Perdamaian adalah sebuah harga yang mahal untuk Republik Demokratik Kongo. Sulitnya proses perdamaian disebabkan belum adanya kemauan yang jelas diantara pihak-pihak yang bertikai dalam menyelesaikan konflik. Dari segi pemerintahan, belum adanya mekanisme secara politik yang mampu memberikan kesempatan pada kelompok tertentu untuk memenuhi kebutuhannya. Selain itu, faktor lingkungan regional yang saling berebut kepentingan pun belum dapat diselesaikan dalam level pemerintahan. Resolusi konflik untuk kasus RDK ini akan membutuhkan waktu yang panjang untuk mencapai perdamaian. Jalur rekonsiliasi dibutuhkan dalam proses penyelesaian konflik dan menjaga perdamaian di Republik Demokratik Kongo.
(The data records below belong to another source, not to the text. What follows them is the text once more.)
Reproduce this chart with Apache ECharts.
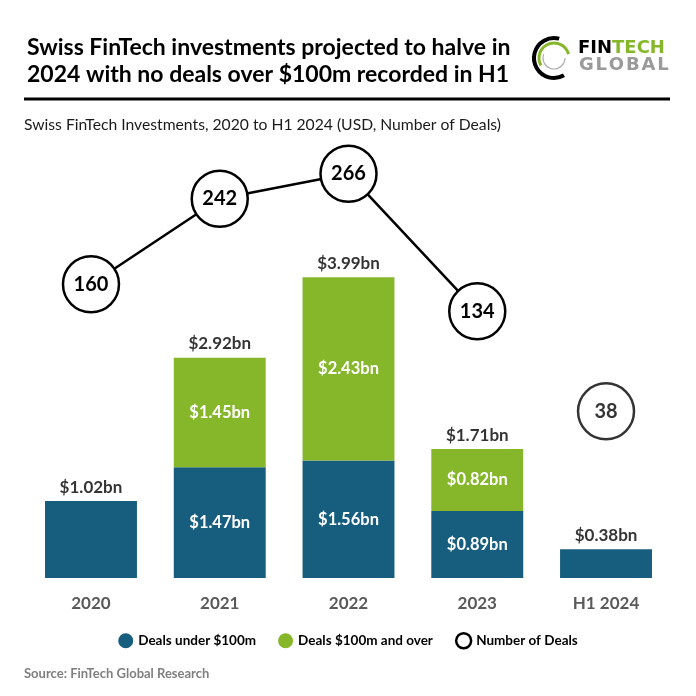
<!DOCTYPE html>
<html><head><meta charset="utf-8">
<script src="https://cdn.jsdelivr.net/npm/echarts@6/dist/echarts.min.js"></script>
<style>html,body{margin:0;padding:0;background:#fff}#c{width:696px;height:696px}</style>
</head><body><div id="c"></div>
<script>
var categories = ['2020', '2021', '2022', '2023', 'H1 2024'];
var dealsUnder100m = [1.02, 1.47, 1.56, 0.89, 0.38];
var dealsOver100m = [null, 1.45, 2.43, 0.82, null];
var totals = [1.02, 2.92, 3.99, 1.71, 0.38];
var numberOfDeals = [160, 242, 266, 134, 38];

var FONT = 'Lato';
var BLUE = '#175e7e';
var GREEN = '#86b72b';

// line only connects 2020-2023; H1 2024 shown as standalone circle
var lineData = numberOfDeals.map(function (v, i) { return i < 4 ? v : null; });
var soloData = numberOfDeals.map(function (v, i) { return i === 4 ? v : null; });

var chart = echarts.init(document.getElementById('c'), null, { renderer: 'canvas' });
var circleStyle = { color: '#fff', borderColor: '#000', borderWidth: 2.5 };
var circleLabel = { show: true, position: 'inside', color: '#000', fontFamily: FONT, fontWeight: 'bold', fontSize: 20 };

chart.setOption({
  backgroundColor: '#fff',
  animation: false,
  title: {
    text: 'Swiss FinTech investments projected to halve in\n2024 with no deals over $100m recorded in H1',
    left: 22, top: 29,
    textStyle: { fontFamily: FONT, fontWeight: 'bold', fontSize: 23, color: '#000', lineHeight: 27 }
  },
  graphic: [
    { type: 'line', shape: { x1: 24, y1: 99, x2: 670, y2: 99 }, style: { stroke: '#000', lineWidth: 3 } },
    { type: 'text', left: 24, top: 117, style: { text: 'Swiss FinTech Investments, 2020 to H1 2024 (USD, Number of Deals)', fontFamily: FONT, fontSize: 15.7, fill: '#1a1a1a' } },
    { type: 'text', left: 24, top: 667, style: { text: 'Source: FinTech Global Research', fontFamily: FONT, fontWeight: 'bold', fontSize: 13, fill: '#7f7f7f' } },
    // logo
    { type: 'arc', shape: { cx: 554, cy: 58, r: 20, startAngle: Math.PI * 60 / 180, endAngle: Math.PI * 285 / 180, clockwise: true }, style: { stroke: '#000', lineWidth: 4, fill: null } },
    { type: 'arc', shape: { cx: 554, cy: 58, r: 15, startAngle: Math.PI * 150 / 180, endAngle: Math.PI * 345 / 180, clockwise: true }, style: { stroke: '#86b72b', lineWidth: 3, fill: null } },
    { type: 'arc', shape: { cx: 554, cy: 58, r: 11, startAngle: Math.PI * 0 / 180, endAngle: Math.PI * 200 / 180, clockwise: true }, style: { stroke: '#b0b0b0', lineWidth: 1.2, fill: null } },
    { type: 'text', left: 578, top: 39, style: { text: '{a|FIN}{b|TECH}', rich: { a: { fontFamily: 'DejaVu Sans', fontWeight: 'bold', fontSize: 18, fill: '#000' }, b: { fontFamily: 'DejaVu Sans', fontWeight: 'bold', fontSize: 18, fill: '#86b72b' } } } },
    { type: 'text', left: 579, top: 56, style: { text: 'G L O B A L'.replace(/ /g, '\u200a'), fontFamily: 'DejaVu Sans', fontWeight: 'bold', fontSize: 18, fill: '#9a9a9a' } }
  ],
  legend: {
    top: 627, left: 'center',
    itemWidth: 15, itemHeight: 15, itemGap: 22,
    textStyle: { fontFamily: FONT, fontWeight: 'bold', fontSize: 13.5, color: '#000' },
    data: [
      { name: 'Deals under $100m', icon: 'circle' },
      { name: 'Deals $100m and over', icon: 'circle' },
      { name: 'Number of Deals', icon: 'circle', itemStyle: { color: '#fff', borderColor: '#000', borderWidth: 2.5 } }
    ]
  },
  grid: { left: 26.6, right: 25.6, top: 100, bottom: 118 },
  xAxis: {
    type: 'category', data: categories,
    axisLine: { show: false }, axisTick: { show: false },
    axisLabel: { margin: 17, fontFamily: FONT, fontWeight: 'bold', fontSize: 17, color: '#595959' }
  },
  yAxis: [
    { type: 'value', min: 0, max: 6.34, show: false, splitLine: { show: false } },
    { type: 'value', min: -121.9, max: 336.8, show: false, splitLine: { show: false } }
  ],
  series: [
    {
      name: 'Deals under $100m', type: 'bar', stack: 'inv', data: dealsUnder100m, barWidth: '71.4%',
      itemStyle: { color: BLUE },
      label: {
        show: true, position: 'inside', color: '#fff', fontFamily: FONT, fontWeight: 'bold', fontSize: 16.5,
        formatter: function (p) { return dealsOver100m[p.dataIndex] ? '$' + p.value.toFixed(2) + 'bn' : ''; }
      }
    },
    {
      name: 'Deals $100m and over', type: 'bar', stack: 'inv', data: dealsOver100m, barWidth: '71.4%',
      itemStyle: { color: GREEN },
      label: {
        show: true, position: 'inside', color: '#fff', fontFamily: FONT, fontWeight: 'bold', fontSize: 16.5,
        formatter: function (p) { return p.value ? '$' + p.value.toFixed(2) + 'bn' : ''; }
      }
    },
    {
      name: 'Total', type: 'scatter', data: totals, symbolSize: 1,
      itemStyle: { color: 'rgba(0,0,0,0)' }, silent: true,
      label: {
        show: true, position: 'top', distance: 5, color: '#000', fontFamily: FONT, fontWeight: 'bold', fontSize: 17,
        formatter: function (p) { return '$' + p.value.toFixed(2) + 'bn'; }
      }
    },
    {
      name: 'Number of Deals', type: 'line', yAxisIndex: 1, data: lineData, connectNulls: false,
      symbol: 'circle', symbolSize: 56, itemStyle: circleStyle,
      lineStyle: { color: '#000', width: 2.5 }, label: circleLabel, z: 5
    },
    {
      name: 'Number of Deals', type: 'scatter', yAxisIndex: 1, data: soloData,
      symbol: 'circle', symbolSize: 56, itemStyle: circleStyle, label: circleLabel, z: 5
    }
  ]
});
</script></body></html>
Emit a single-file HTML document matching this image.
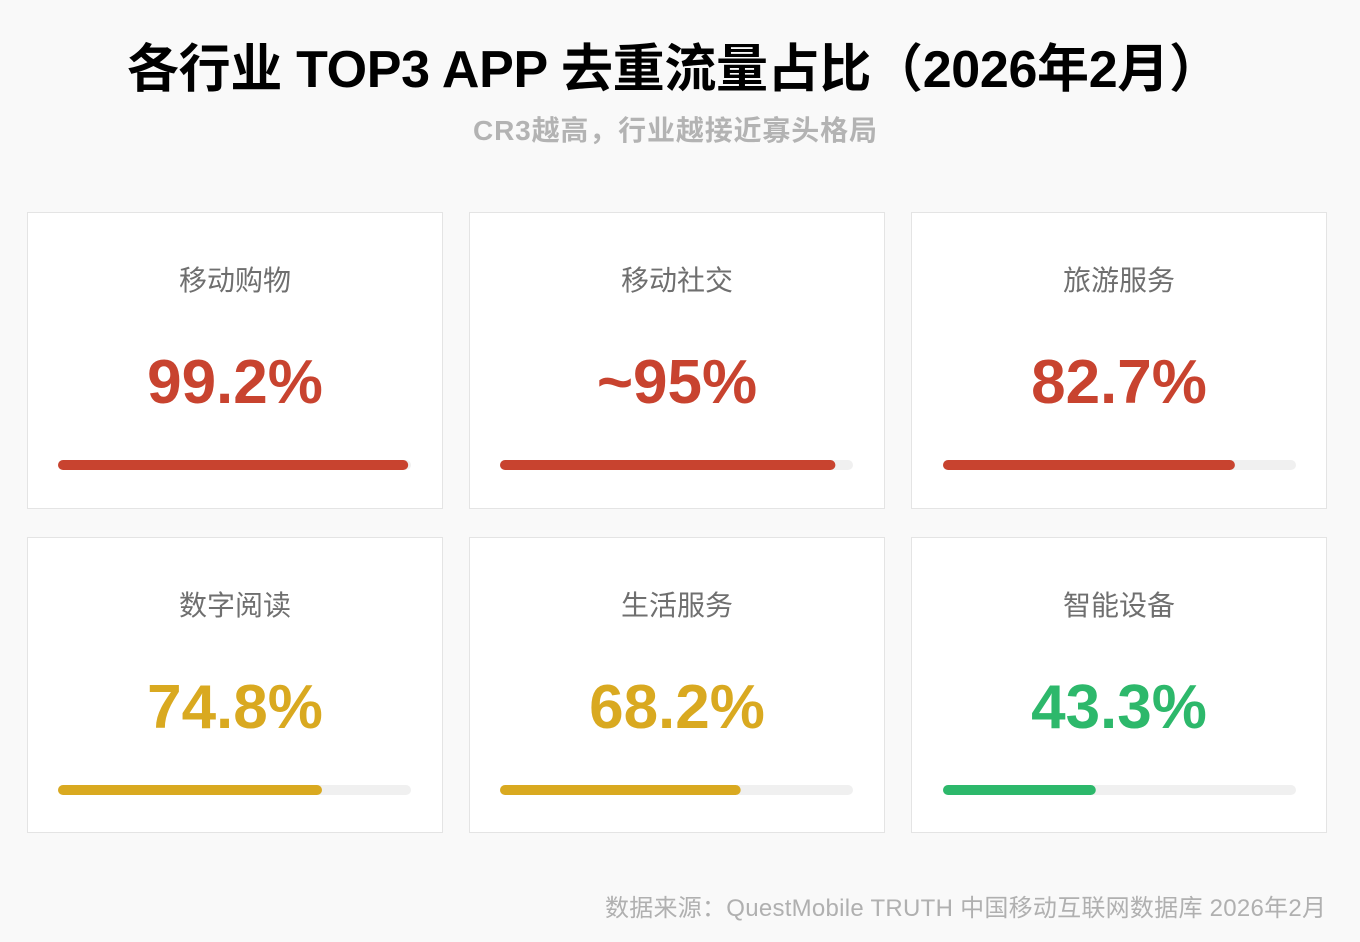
<!DOCTYPE html>
<html>
<head>
<meta charset="utf-8">
<style>
  html, body { margin: 0; padding: 0; background: #f9f9f9; }
  body { width: 1360px; height: 942px; overflow: hidden; }
  svg { display: block; }
  .t { font-family: "Liberation Sans", "Noto Sans CJK SC", sans-serif; }
</style>
</head>
<body>
<svg width="1360" height="942" viewBox="0 0 1360 942" xmlns="http://www.w3.org/2000/svg">
  <rect x="0" y="0" width="1360" height="942" fill="#f9f9f9"/>

  <!-- Title -->
  <text class="t" x="127" y="87" font-size="52" font-weight="bold" fill="#000" textLength="1094" lengthAdjust="spacing">各行业 TOP3 APP 去重流量占比（2026年2月）</text>
  <!-- Subtitle -->
  <text class="t" x="675" y="140" text-anchor="middle" font-size="28" font-weight="bold" fill="#b3b3b3" textLength="404" lengthAdjust="spacing">CR3越高，行业越接近寡头格局</text>

  <!-- Row 1 cards -->
  <g>
    <rect x="27.5" y="212.5" width="415" height="296" fill="#fff" stroke="#e4e4e4" stroke-width="1"/>
    <text class="t" x="235" y="290" text-anchor="middle" font-size="28" fill="#6f6f6f">移动购物</text>
    <text class="t" x="235" y="403" text-anchor="middle" font-size="62" font-weight="bold" fill="#c8432f">99.2%</text>
    <rect x="58" y="460" width="353" height="10" rx="5" fill="#f0f0f0"/>
    <rect x="58" y="460" width="350.2" height="10" rx="5" fill="#c8432f"/>
  </g>
  <g>
    <rect x="469.5" y="212.5" width="415" height="296" fill="#fff" stroke="#e4e4e4" stroke-width="1"/>
    <text class="t" x="677" y="290" text-anchor="middle" font-size="28" fill="#6f6f6f">移动社交</text>
    <text class="t" x="677" y="403" text-anchor="middle" font-size="62" font-weight="bold" fill="#c8432f">~95%</text>
    <rect x="500" y="460" width="353" height="10" rx="5" fill="#f0f0f0"/>
    <rect x="500" y="460" width="335.4" height="10" rx="5" fill="#c8432f"/>
  </g>
  <g>
    <rect x="911.5" y="212.5" width="415" height="296" fill="#fff" stroke="#e4e4e4" stroke-width="1"/>
    <text class="t" x="1119" y="290" text-anchor="middle" font-size="28" fill="#6f6f6f">旅游服务</text>
    <text class="t" x="1119" y="403" text-anchor="middle" font-size="62" font-weight="bold" fill="#c8432f">82.7%</text>
    <rect x="943" y="460" width="353" height="10" rx="5" fill="#f0f0f0"/>
    <rect x="943" y="460" width="291.9" height="10" rx="5" fill="#c8432f"/>
  </g>

  <!-- Row 2 cards -->
  <g>
    <rect x="27.5" y="537.5" width="415" height="295" fill="#fff" stroke="#e4e4e4" stroke-width="1"/>
    <text class="t" x="235" y="615" text-anchor="middle" font-size="28" fill="#6f6f6f">数字阅读</text>
    <text class="t" x="235" y="728" text-anchor="middle" font-size="62" font-weight="bold" fill="#d9a920">74.8%</text>
    <rect x="58" y="785" width="353" height="10" rx="5" fill="#f0f0f0"/>
    <rect x="58" y="785" width="264" height="10" rx="5" fill="#d9a920"/>
  </g>
  <g>
    <rect x="469.5" y="537.5" width="415" height="295" fill="#fff" stroke="#e4e4e4" stroke-width="1"/>
    <text class="t" x="677" y="615" text-anchor="middle" font-size="28" fill="#6f6f6f">生活服务</text>
    <text class="t" x="677" y="728" text-anchor="middle" font-size="62" font-weight="bold" fill="#d9a920">68.2%</text>
    <rect x="500" y="785" width="353" height="10" rx="5" fill="#f0f0f0"/>
    <rect x="500" y="785" width="240.7" height="10" rx="5" fill="#d9a920"/>
  </g>
  <g>
    <rect x="911.5" y="537.5" width="415" height="295" fill="#fff" stroke="#e4e4e4" stroke-width="1"/>
    <text class="t" x="1119" y="615" text-anchor="middle" font-size="28" fill="#6f6f6f">智能设备</text>
    <text class="t" x="1119" y="728" text-anchor="middle" font-size="62" font-weight="bold" fill="#2db86b">43.3%</text>
    <rect x="943" y="785" width="353" height="10" rx="5" fill="#f0f0f0"/>
    <rect x="943" y="785" width="152.8" height="10" rx="5" fill="#2db86b"/>
  </g>

  <!-- Footer -->
  <text class="t" x="1326" y="916" text-anchor="end" font-size="24" fill="#b0b0b0" textLength="721" lengthAdjust="spacing">数据来源：QuestMobile TRUTH 中国移动互联网数据库 2026年2月</text>
</svg>
</body>
</html>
Menurut Johan Galtung dalam bukunya yang berjudul “Trancend and Transform: An Introduction to Conflict Work”, sebuah resolusi konflik dan perdamaian dapat terjadi apabila masing-masing pihak memandang penyelesaian konflik melalui cara yang konstruktif dan mengarah pada masa depan, bukan dengan cara destruktif dan mengungkit masa lalu. Hal ini juga lah yang patut diperhatikan dalam penyelesaian konflik di RDK. Pendekatan dalam resolusi konflik dapat dilakukan dengan fokus pada dinamika konflik. Pertama-tama yaitu membangun kepercayaan masing-masing pihak dengan menyelenggarakan dialog secara damai tanpa kekerasan (ini juga berarti penarikan pasukan peacekeeping PBB). Setelah itu, untuk mencapai resolusi konflik dan perdamaian, diperlukan pula fokus pada kebutuhan mendasar. Pemerintah RDK perlu memberikan hak politik pada kelompok pemberontak, misal dengan memperbolehkan pendirian partai politik atas dasar etnisnya. Dalam kasus antar negara, pemerintah RDK perlu juga membangun dialog antar negara Afrika Tengah dan membuat kawasan regional tersebut dalam kerangka kerjasama ekonomi yang saling menguntungkan.